А неприятных открытий в жизни у Вас не было?

Одно из крупных разочарований моей жизни связано все с тем же моим миссионерством. Я с некоторой горечью должен признаться, что наибольшую отдачу мои книги и лекции дают, увы, не в том направлении, на которое я рассчитывал. Я ни в коем случае не могу считать себя учителем Церкви. Учить духовной жизни, молитве и покаянию, как я считаю,— не в пределах моей компетенции: ни человеческой, ни диаконской.

Мне бы хотелось быть действительно миссионером, приводить к Богу людей из страны далече.

И все же по откликам и беседам с сотнями людей, по письмам, которые я получаю, оказывается, что для многих людей мои лекции выполняют другую задачу.

Оказывается, что для многих мои лекции и книги являются скорее неким удерживающим фактором, то есть они, скорее, не приводят в Церковь, а помогают остаться в ней. Те, кто приходят,— приходят сами. Но затем проходит пора первых восторгов и начинается горечь — сомнения, трудности, разочарования. Особенно они тяжелы, если не сложились отношения со священником. Если в эту пору к нему попадают мои книги, то удается такому человеку показать, что Православие может быть иным. Книги показывают ему, что мир Церкви — разнообразен. И поэтому в нем можно жить. Пространство Церкви — пространство людей, а не пыльное книгохранилище.
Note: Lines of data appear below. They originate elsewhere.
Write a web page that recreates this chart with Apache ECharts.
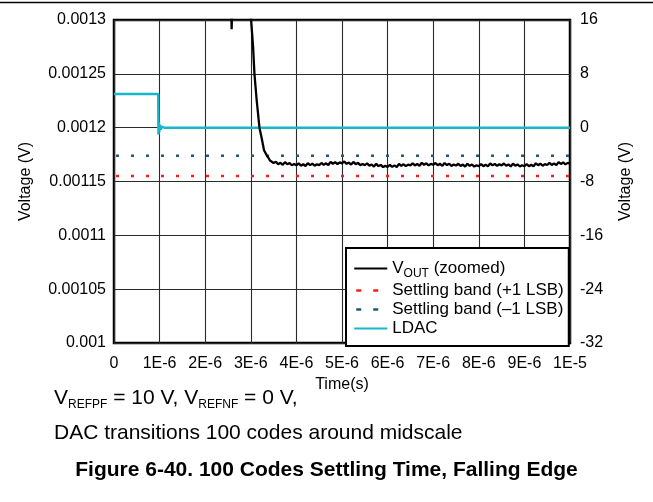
<!DOCTYPE html>
<html>
<head>
<meta charset="utf-8">
<script src="https://cdn.jsdelivr.net/npm/echarts@6/dist/echarts.min.js"></script>
<style>
html,body{margin:0;padding:0;background:#fff;}
#c{width:653px;height:502px;}
</style>
</head>
<body>
<div id="c"></div>
<script>
// ---------------- data ----------------
var xTickLabels = ['0','1E-6','2E-6','3E-6','4E-6','5E-6','6E-6','7E-6','8E-6','9E-6','1E-5'];

// VOUT (zoomed): time in microseconds, voltage in micro-volts (x1e-6 V)
var voutT = [0, 1.0, 2.0, 2.55, 2.58, 2.61, 2.9, 3.00, 3.05, 3.08, 3.13, 3.19, 3.24, 3.29, 3.34, 3.38, 3.42, 3.46, 3.50,
  3.55,3.60,3.65,3.70,3.75,3.80,3.85,3.90,3.95,4.00,
  4.05,4.10,4.15,4.20,4.25,4.30,4.35,4.40,4.45,4.50,
  4.55,4.60,4.65,4.70,4.75,4.80,4.85,4.90,4.95,5.00,
  5.05,5.10,5.15,5.20,5.25,5.30,5.35,5.40,5.45,5.50,
  5.55,5.60,5.65,5.70,5.75,5.80,5.85,5.90,5.95,6.00,
  6.05,6.10,6.15,6.20,6.25,6.30,6.35,6.40,6.45,6.50,
  6.55,6.60,6.65,6.70,6.75,6.80,6.85,6.90,6.95,7.00,
  7.05,7.10,7.15,7.20,7.25,7.30,7.35,7.40,7.45,7.50,
  7.55,7.60,7.65,7.70,7.75,7.80,7.85,7.90,7.95,8.00,
  8.05,8.10,8.15,8.20,8.25,8.30,8.35,8.40,8.45,8.50,
  8.55,8.60,8.65,8.70,8.75,8.80,8.85,8.90,8.95,9.00,
  9.05,9.10,9.15,9.20,9.25,9.30,9.35,9.40,9.45,9.50,
  9.55,9.60,9.65,9.70,9.75,9.80,9.85,9.90,9.95,10.00];
var voutUV = [1360, 1360, 1360, 1350, 1291.5, 1350, 1360, 1304, 1275, 1250, 1225, 1200, 1190, 1179, 1175, 1172.5, 1169.5, 1167.8, 1167.2,
  1168.3,1166.1,1167.3,1165.5,1168.0,1166.0,1167.1,1165.1,1166.2,1165.0,
  1166.8,1164.7,1166.0,1164.4,1167.1,1165.2,1166.5,1164.7,1166.0,1165.2,
  1167.2,1165.4,1166.9,1165.3,1168.2,1166.5,1168.0,1166.2,1167.7,1166.9,
  1168.6,1166.4,1167.6,1165.7,1168.2,1166.1,1167.3,1165.2,1166.3,1165.2,
  1166.8,1164.7,1165.8,1163.9,1166.4,1164.3,1165.4,1163.4,1164.5,1163.5,
  1165.4,1163.6,1165.0,1163.5,1166.3,1164.6,1166.0,1164.3,1165.7,1165.0,
  1166.9,1164.9,1166.3,1164.6,1167.4,1165.5,1166.9,1165.0,1166.4,1165.5,
  1167.2,1165.1,1166.4,1164.6,1167.2,1165.3,1166.5,1164.5,1165.7,1164.8,
  1166.5,1164.4,1165.7,1163.9,1166.5,1164.6,1165.8,1163.8,1165.1,1164.2,
  1166.1,1164.2,1165.6,1164.0,1166.8,1165.0,1166.4,1164.6,1166.0,1165.0,
  1166.7,1164.6,1165.8,1164.0,1166.6,1164.7,1165.9,1163.9,1165.1,1164.2,
  1166.1,1164.2,1165.6,1164.1,1166.9,1165.1,1166.5,1164.7,1166.1,1165.3,
  1167.3,1165.4,1166.8,1165.2,1168.0,1166.3,1167.7,1165.9,1167.3,1166.5];

// Settling bands (V)
var bandPlusV = 0.0011552;
var bandMinusV = 0.0011740;
var bandT = [0, 10];

// LDAC (right axis, V)
var ldacT = [0, 0.97, 0.975, 0.985, 0.995, 1.01, 1.025, 1.045, 1.07, 1.10, 10];
var ldacV = [5, 5, -1.0, 0.8, -0.6, 0.4, -0.3, 0.15, -0.08, 0, 0];

var seriesNames = ['VOUT (zoomed)', 'Settling band (+1 LSB)', 'Settling band (\u20131 LSB)', 'LDAC'];

// ---------------- build ----------------
function zip(a, b, k) { var r = []; for (var i = 0; i < a.length; i++) r.push([a[i], b[i] * k]); return r; }
var voutData = zip(voutT, voutUV, 1e-6);
var bandPlusData = bandT.map(function (t) { return [t, bandPlusV]; });
var bandMinusData = bandT.map(function (t) { return [t, bandMinusV]; });
var ldacData = zip(ldacT, ldacV, 1);

var FONT = 'Liberation Sans, Arial, Helvetica, sans-serif';
var chart = echarts.init(document.getElementById('c'), null, { renderer: 'canvas' });

chart.setOption({
  animation: false,
  backgroundColor: '#fff',
  textStyle: { fontFamily: FONT },
  grid: { left: 114, right: 83, top: 20, bottom: 159, show: true, borderColor: '#000', borderWidth: 2.5, backgroundColor: 'transparent', containLabel: false },
  xAxis: {
    type: 'value', min: 0, max: 10, interval: 1,
    name: 'Time(s)', nameLocation: 'middle', nameGap: 34,
    nameTextStyle: { color: '#000', fontSize: 16, fontFamily: FONT },
    axisLine: { show: false }, axisTick: { show: false },
    axisLabel: { color: '#000', fontSize: 16, fontFamily: FONT, margin: 13,
      formatter: function (v) { return xTickLabels[Math.round(v)]; } },
    splitLine: { show: true, lineStyle: { color: '#2a2a2a', width: 1.1 } }
  },
  yAxis: [{
    type: 'value', min: 0.001, max: 0.0013, interval: 0.00005,
    name: 'Voltage (V)', nameLocation: 'middle', nameGap: 80,
    nameTextStyle: { color: '#000', fontSize: 16, fontFamily: FONT },
    axisLine: { show: false }, axisTick: { show: false },
    axisLabel: { color: '#000', fontSize: 16, fontFamily: FONT, margin: 8,
      formatter: function (v) { return String(+v.toFixed(5)); } },
    splitLine: { show: true, lineStyle: { color: '#2a2a2a', width: 1.1 } }
  }, {
    type: 'value', min: -32, max: 16, interval: 8, position: 'right',
    name: 'Voltage (V)', nameLocation: 'middle', nameGap: 48,
    nameTextStyle: { color: '#000', fontSize: 16, fontFamily: FONT },
    axisLine: { show: false }, axisTick: { show: false },
    axisLabel: { color: '#000', fontSize: 16, fontFamily: FONT, margin: 10 },
    splitLine: { show: false }
  }],
  legend: {
    orient: 'vertical', left: 346, top: 248,
    padding: [12, 5, 9, 7], itemGap: 2, itemWidth: 33, itemHeight: 14, itemTextGap: 9,
    backgroundColor: '#fff', borderColor: '#000', borderWidth: 2,
    itemStyle: { opacity: 0 },
    textStyle: { color: '#000', fontSize: 17, fontFamily: FONT,
      rich: {
        n: { fontSize: 17, lineHeight: 17, verticalAlign: 'top', fontFamily: FONT, color: '#000' },
        s: { fontSize: 12, lineHeight: 9, padding: [8, 0, 0, 0], verticalAlign: 'top', fontFamily: FONT, color: '#000' }
      } },
    formatter: function (name) {
      if (name === seriesNames[0]) return '{n|V}{s|OUT}{n| (zoomed)}';
      return '{n|' + name + '}';
    },
    data: [
      { name: seriesNames[0] },
      { name: seriesNames[1], lineStyle: { type: [5, 12], width: 2.5 } },
      { name: seriesNames[2], lineStyle: { type: [5, 12], width: 2.5 } },
      { name: seriesNames[3] }
    ]
  },
  series: [
    { name: seriesNames[3], type: 'line', yAxisIndex: 1, data: ldacData, showSymbol: false, symbol: 'none',
      lineStyle: { color: '#16b7cb', width: 2.5 }, itemStyle: { color: '#16b7cb' }, z: 3 },
    { name: seriesNames[1], type: 'line', data: bandPlusData, showSymbol: false, symbol: 'none',
      lineStyle: { color: '#ff1a1a', width: 2.5, type: [3, 12], dashOffset: -2 }, itemStyle: { color: '#ff1a1a' }, z: 2 },
    { name: seriesNames[2], type: 'line', data: bandMinusData, showSymbol: false, symbol: 'none',
      lineStyle: { color: '#1f5a70', width: 2.5, type: [3, 12], dashOffset: -2 }, itemStyle: { color: '#1f5a70' }, z: 2 },
    { name: seriesNames[0], type: 'line', data: voutData, showSymbol: false, symbol: 'none', clip: true,
      lineStyle: { color: '#000', width: 2.3 }, itemStyle: { color: '#000' }, z: 4 }
  ],
  graphic: [
    { type: 'line', shape: { x1: 0, y1: 2.5, x2: 653, y2: 2.5 }, style: { stroke: '#000', lineWidth: 1.5 }, silent: true },
    { type: 'text', left: 54, top: 388, style: { text: '{v|V}{s|REFPF}{v| = 10 V, V}{s|REFNF}{v| = 0 V,}',
        rich: { v: { fontSize: 21, lineHeight: 22, verticalAlign: 'top', fontFamily: FONT, fill: '#000' },
                s: { fontSize: 12, lineHeight: 10, padding: [11, 0, 0, 0], verticalAlign: 'top', fontFamily: FONT, fill: '#000' } } } },
    { type: 'text', left: 54, top: 423, style: { text: 'DAC transitions 100 codes around midscale', font: '21px ' + FONT, fill: '#000' } },
    { type: 'text', left: 'center', top: 460, style: { text: 'Figure 6-40. 100 Codes Settling Time, Falling Edge', font: 'bold 21px ' + FONT, fill: '#000' } }
  ]
});
</script>
</body>
</html>
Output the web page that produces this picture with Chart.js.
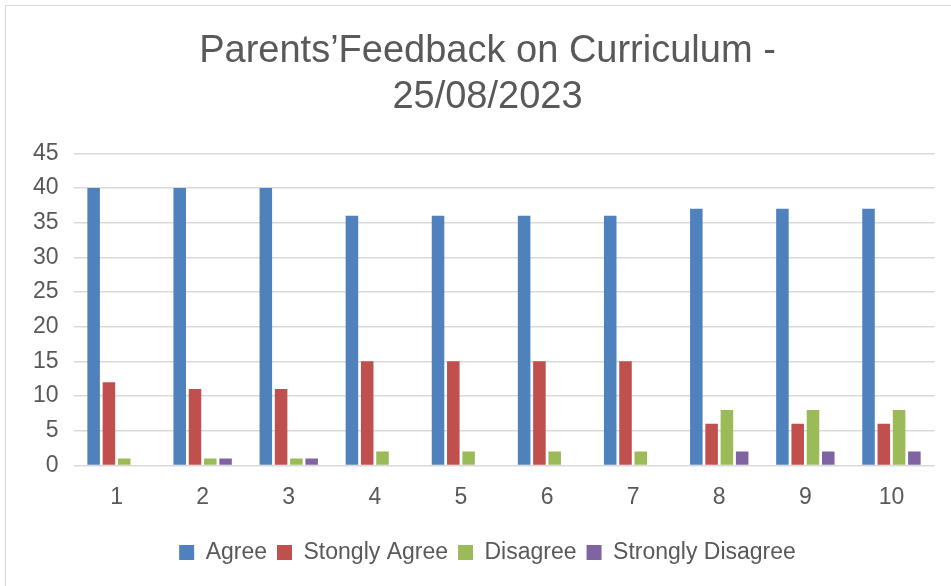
<!DOCTYPE html>
<html>
<head>
<meta charset="utf-8">
<script src="https://cdn.jsdelivr.net/npm/chart.js@4/dist/chart.umd.min.js"></script>
<style>
  html, body { margin: 0; padding: 0; background: #fff; overflow: hidden; width: 951px; height: 586px; }
  #wrap { position: absolute; left: 5px; top: 5px; width: 963px; height: 590px;
          border-left: 1.5px solid #d9d9d9; border-top: 1.5px solid #d9d9d9; box-sizing: border-box; }
  #c { position: absolute; left: 0; top: 0; }
</style>
</head>
<body>
<div id="wrap"><canvas id="c" width="963" height="581"></canvas></div>
<script>
const categories = ['1', '2', '3', '4', '5', '6', '7', '8', '9', '10'];
const agree = [40, 40, 40, 36, 36, 36, 36, 37, 37, 37];
const stronglyAgree = [12, 11, 11, 15, 15, 15, 15, 6, 6, 6];
const disagree = [1, 1, 1, 2, 2, 2, 2, 8, 8, 8];
const stronglyDisagree = [0, 1, 1, 0, 0, 0, 0, 2, 2, 2];
const seriesNames = ['Agree', 'Stongly Agree', 'Disagree', 'Strongly Disagree'];
const titleLines = ['Parents\u2019Feedback on Curriculum -', '25/08/2023'];

const FONT = '"Liberation Sans", Arial, Helvetica, sans-serif';
const TEXT = '#595959';

new Chart(document.getElementById('c'), {
  type: 'bar',
  data: {
    labels: categories,
    datasets: [
      { label: seriesNames[0], data: agree, backgroundColor: '#4F81BD' },
      { label: seriesNames[1], data: stronglyAgree, backgroundColor: '#C0504D' },
      { label: seriesNames[2], data: disagree, backgroundColor: '#9BBB59' },
      { label: seriesNames[3], data: stronglyDisagree, backgroundColor: '#8064A2' }
    ]
  },
  options: {
    responsive: false,
    animation: false,
    devicePixelRatio: 1,
    categoryPercentage: 0.71,
    barPercentage: 0.82,
    layout: { padding: { left: 0, right: 0, top: 0, bottom: 13 } },
    plugins: {
      title: {
        display: true,
        text: titleLines,
        color: TEXT,
        font: { family: FONT, size: 38, weight: 'normal', lineHeight: 1.21 },
        padding: { top: 22.5, bottom: 32.8 }
      },
      legend: {
        display: true,
        position: 'bottom',
        labels: {
          color: TEXT,
          font: { family: FONT, size: 23 },
          boxWidth: 15,
          boxHeight: 15,
          padding: 10
        }
      },
      tooltip: { enabled: false }
    },
    scales: {
      x: {
        grid: { display: false },
        border: { display: false },
        ticks: { color: TEXT, font: { family: FONT, size: 23 }, padding: 10, maxRotation: 0 },
        afterFit(axis) { axis.height += 10; }
      },
      y: {
        min: 0, max: 45,
        grid: { color: '#d9d9d9', lineWidth: 1.5, drawTicks: false },
        border: { display: false },
        ticks: { stepSize: 5, color: TEXT, font: { family: FONT, size: 23 }, padding: 15 },
        afterFit(axis) { axis.width = 67.5; }
      },
      yRight: {
        position: 'right',
        display: true,
        grid: { display: false },
        border: { display: false },
        ticks: { display: false },
        afterFit(axis) { axis.width = 34.5; }
      }
    }
  }
});
</script>
</body>
</html>
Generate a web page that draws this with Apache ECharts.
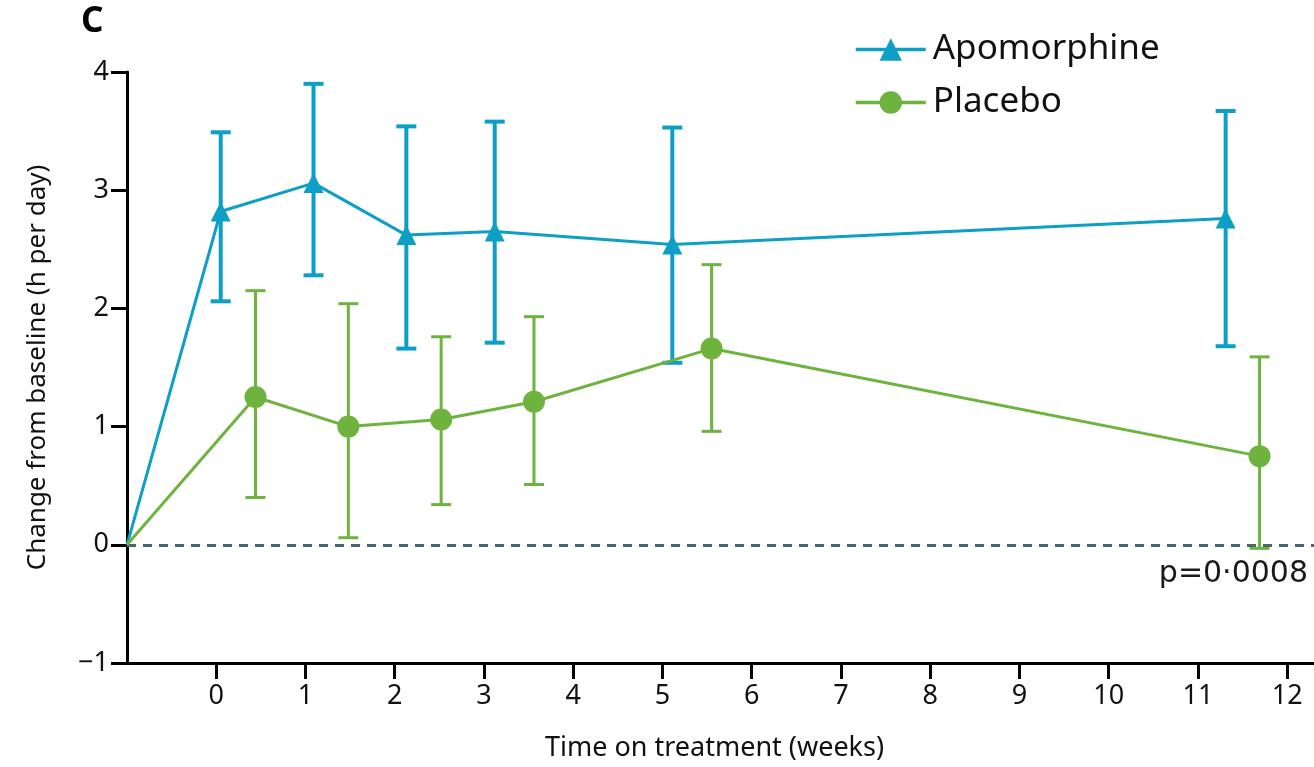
<!DOCTYPE html>
<html>
<head>
<meta charset="utf-8">
<script src="https://cdn.jsdelivr.net/npm/echarts@6/dist/echarts.min.js"></script>
<style>
html,body{margin:0;padding:0;background:#fff;}
#c{width:1314px;height:767px;}
</style>
</head>
<body>
<div id="c"></div>
<script>
// Data
const apoX   = [-1, 0.05, 1.09, 2.13, 3.12, 5.11, 11.31];
const apoY   = [0, 2.82, 3.06, 2.62, 2.65, 2.54, 2.76];
const apoLo  = [null, 2.06, 2.28, 1.66, 1.71, 1.54, 1.68];
const apoHi  = [null, 3.49, 3.90, 3.54, 3.58, 3.53, 3.67];

const plaX   = [-1, 0.44, 1.48, 2.52, 3.56, 5.55, 11.69];
const plaY   = [0, 1.25, 1.00, 1.06, 1.21, 1.66, 0.75];
const plaLo  = [null, 0.40, 0.06, 0.34, 0.51, 0.96, -0.03];
const plaHi  = [null, 2.15, 2.04, 1.76, 1.93, 2.37, 1.59];

const xTicks = [0,1,2,3,4,5,6,7,8,9,10,11,12];

const BLUE = '#0d9fc5';
const GREEN = '#6fb33f';
const FONT = 'Noto Sans';

function lineData(xs, ys){
  return xs.map((x,i)=> i===0 ? {value:[x,ys[i]], symbol:'none'} : [x, ys[i]]);
}
function errData(xs, lo, hi){
  const out=[];
  xs.forEach((x,i)=>{ if(lo[i]!==null) out.push([x, lo[i], hi[i]]); });
  return out;
}
function errRender(color, w){
  return function(params, api){
    const x = api.value(0);
    const p1 = api.coord([x, api.value(1)]);
    const p2 = api.coord([x, api.value(2)]);
    const half = 10;
    const st = {stroke: color, lineWidth: w};
    return {type:'group', children:[
      {type:'line', shape:{x1:p1[0],y1:p1[1],x2:p2[0],y2:p2[1]}, style:st},
      {type:'line', shape:{x1:p1[0]-half,y1:p1[1],x2:p1[0]+half,y2:p1[1]}, style:st},
      {type:'line', shape:{x1:p2[0]-half,y1:p2[1],x2:p2[0]+half,y2:p2[1]}, style:st}
    ]};
  };
}

const chart = echarts.init(document.getElementById('c'), null, {renderer:'canvas'});
chart.setOption({
  animation:false,
  backgroundColor:'#fff',
  textStyle:{fontFamily:FONT},
  grid:{left:127, right:-9, top:72, bottom:104, containLabel:false},
  legend:{
    orient:'vertical', left:849, top:27, itemWidth:70, itemHeight:28, itemGap:18,
    data:['Apomorphine','Placebo'],
    lineStyle:{width:3.5},
    textStyle:{fontSize:35, color:'#111', fontFamily:FONT, lineHeight:35, padding:[0,0,0,2]}
  },
  xAxis:{
    type:'value', min:-1, max:12.3,
    splitLine:{show:false},
    axisLine:{show:true, onZero:false, lineStyle:{color:'#000', width:3}},
    axisTick:{show:true, length:16, lineStyle:{color:'#000', width:3}, customValues:xTicks},
    axisLabel:{fontSize:27, color:'#111', margin:20, customValues:xTicks, fontFamily:FONT},
    name:'Time on treatment (weeks)', nameLocation:'middle', nameGap:72,
    nameTextStyle:{fontSize:27, color:'#111', fontFamily:FONT, padding:[0,12,0,0]}
  },
  yAxis:{
    type:'value', min:-1, max:4, interval:1,
    splitLine:{show:false},
    axisLine:{show:true, onZero:false, lineStyle:{color:'#000', width:3}},
    axisTick:{show:true, length:16, lineStyle:{color:'#000', width:3}},
    axisLabel:{fontSize:27, color:'#111', margin:18, fontFamily:FONT,
      formatter:v=> v<0 ? '\u2212'+Math.abs(v) : String(v)},
    name:'Change from baseline (h per day)', nameLocation:'middle', nameGap:76,
    nameTextStyle:{fontSize:26, color:'#111', fontFamily:FONT}
  },
  graphic:[
    {type:'text', left:81, top:5, style:{text:'C', fontSize:35, fontWeight:'bold', fill:'#000', fontFamily:FONT}},
    {type:'text', right:6, top:559, style:{text:'p=0\u00b70008', fontSize:30, fill:'#1a1a1a', fontFamily:'DejaVu Sans'}}
  ],
  series:[
    {
      name:'Apomorphine', type:'line', data:lineData(apoX, apoY),
      symbol:'triangle', symbolSize:20, z:5,
      lineStyle:{color:BLUE, width:3}, itemStyle:{color:BLUE},
      markLine:{
        silent:true, symbol:'none', label:{show:false},
        lineStyle:{color:'#4c6570', width:3, type:[9,7]},
        data:[{yAxis:0}]
      }
    },
    {
      name:'Placebo', type:'line', data:lineData(plaX, plaY),
      symbol:'circle', symbolSize:22, z:5,
      lineStyle:{color:GREEN, width:3}, itemStyle:{color:GREEN}
    },
    {
      type:'custom', renderItem:errRender(BLUE,4), data:errData(apoX, apoLo, apoHi),
      encode:{x:0, y:[1,2]}, z:4, silent:true
    },
    {
      type:'custom', renderItem:errRender(GREEN,3), data:errData(plaX, plaLo, plaHi),
      encode:{x:0, y:[1,2]}, z:4, silent:true
    }
  ]
});
</script>
</body>
</html>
Порой даже приходится говорить: “То, что тебе было выдано за Православие или показалось им, на самом деле таковым не является”.

То есть та аудитория, с которой Вы работаете, это большей частью уже церковные люди?

Ну, это, скажем, к моей печали… Мне бы хотелось, чтобы в ней было больше людей нецерковных. Но, к сожалению, в последние лет пять я наблюдаю обратную тенденцию. Если раньше было примерно поровну, то сейчас на моих лекциях светских людей процентов, может быть, двадцать.

Может быть, проблема в том, что светские люди о Вас просто не знают?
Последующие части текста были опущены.